* _Given data_:

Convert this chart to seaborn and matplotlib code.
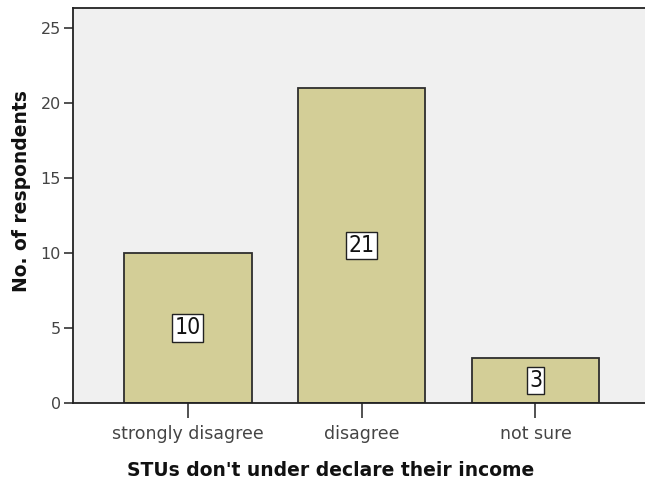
import matplotlib
matplotlib.use("Agg")
import matplotlib.pyplot as plt
import seaborn as sns
import pandas as pd

categories = ["strongly disagree", "disagree", "not sure"]
counts = [10, 21, 3]
y_ticks = [0, 5, 10, 15, 20, 25]

sns.set_style("white")
plt.rcParams['font.family'] = ['DejaVu Sans']

df = pd.DataFrame({"category": categories, "count": counts})

fig = plt.figure(figsize=(6.45, 4.87), dpi=100)
ax = fig.add_axes([0.113, 0.1725, 0.887, 0.811])
ax.set_facecolor("#F0F0F0")

sns.barplot(data=df, x="category", y="count", ax=ax, color="#D3CE97",
            saturation=1, width=0.735, edgecolor="#2e2e2e", linewidth=1.3)

for p, v in zip(ax.patches, counts):
    ax.text(p.get_x() + p.get_width() / 2, p.get_height() / 2, str(v),
            ha="center", va="center", fontsize=16.5, color="#111111",
            fontstretch="condensed",
            bbox=dict(boxstyle="square,pad=0.1", facecolor="white",
                      edgecolor="#222222", linewidth=1.0))

ax.set_xlim(-0.66, 2.63)
ax.set_ylim(0, 26.33)
ax.set_yticks(y_ticks)
ax.set_yticklabels([str(t) for t in y_ticks])

ax.spines["right"].set_visible(False)
for s in ["left", "bottom", "top"]:
    ax.spines[s].set_color("#222222")
    ax.spines[s].set_linewidth(1.3)

ax.tick_params(axis="y", direction="out", length=6.5, width=1.2,
               color="#333333", labelsize=11.5, labelcolor="#444444", pad=2,
               left=True)
ax.tick_params(axis="x", direction="out", length=11, width=1.2,
               color="#333333", labelsize=12.5, labelcolor="#444444", pad=5,
               bottom=True)

ax.set_xlabel("STUs don't under declare their income", fontsize=13.5,
              fontweight="bold", color="#111111")
ax.set_ylabel("No. of respondents", fontsize=13.5, fontweight="bold",
              color="#111111")
ax.xaxis.set_label_coords(0.451, -0.147)
ax.yaxis.set_label_coords(-0.074, 0.537)

fig.savefig("out.png", dpi=100, facecolor="white")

* _Problem statement_: Without including any picture, repeat the data exactly.

* _Result of the task_:
Convert this chart to seaborn and matplotlib code.
import matplotlib
matplotlib.use("Agg")
import matplotlib.pyplot as plt
import seaborn as sns
import pandas as pd

categories = ["strongly disagree", "disagree", "not sure"]
counts = [10, 21, 3]
y_ticks = [0, 5, 10, 15, 20, 25]

sns.set_style("white")
plt.rcParams['font.family'] = ['DejaVu Sans']

df = pd.DataFrame({"category": categories, "count": counts})

fig = plt.figure(figsize=(6.45, 4.87), dpi=100)
ax = fig.add_axes([0.113, 0.1725, 0.887, 0.811])
ax.set_facecolor("#F0F0F0")

sns.barplot(data=df, x="category", y="count", ax=ax, color="#D3CE97",
            saturation=1, width=0.735, edgecolor="#2e2e2e", linewidth=1.3)

for p, v in zip(ax.patches, counts):
    ax.text(p.get_x() + p.get_width() / 2, p.get_height() / 2, str(v),
            ha="center", va="center", fontsize=16.5, color="#111111",
            fontstretch="condensed",
            bbox=dict(boxstyle="square,pad=0.1", facecolor="white",
                      edgecolor="#222222", linewidth=1.0))

ax.set_xlim(-0.66, 2.63)
ax.set_ylim(0, 26.33)
ax.set_yticks(y_ticks)
ax.set_yticklabels([str(t) for t in y_ticks])

ax.spines["right"].set_visible(False)
for s in ["left", "bottom", "top"]:
    ax.spines[s].set_color("#222222")
    ax.spines[s].set_linewidth(1.3)

ax.tick_params(axis="y", direction="out", length=6.5, width=1.2,
               color="#333333", labelsize=11.5, labelcolor="#444444", pad=2,
               left=True)
ax.tick_params(axis="x", direction="out", length=11, width=1.2,
               color="#333333", labelsize=12.5, labelcolor="#444444", pad=5,
               bottom=True)

ax.set_xlabel("STUs don't under declare their income", fontsize=13.5,
              fontweight="bold", color="#111111")
ax.set_ylabel("No. of respondents", fontsize=13.5, fontweight="bold",
              color="#111111")
ax.xaxis.set_label_coords(0.451, -0.147)
ax.yaxis.set_label_coords(-0.074, 0.537)

fig.savefig("out.png", dpi=100, facecolor="white")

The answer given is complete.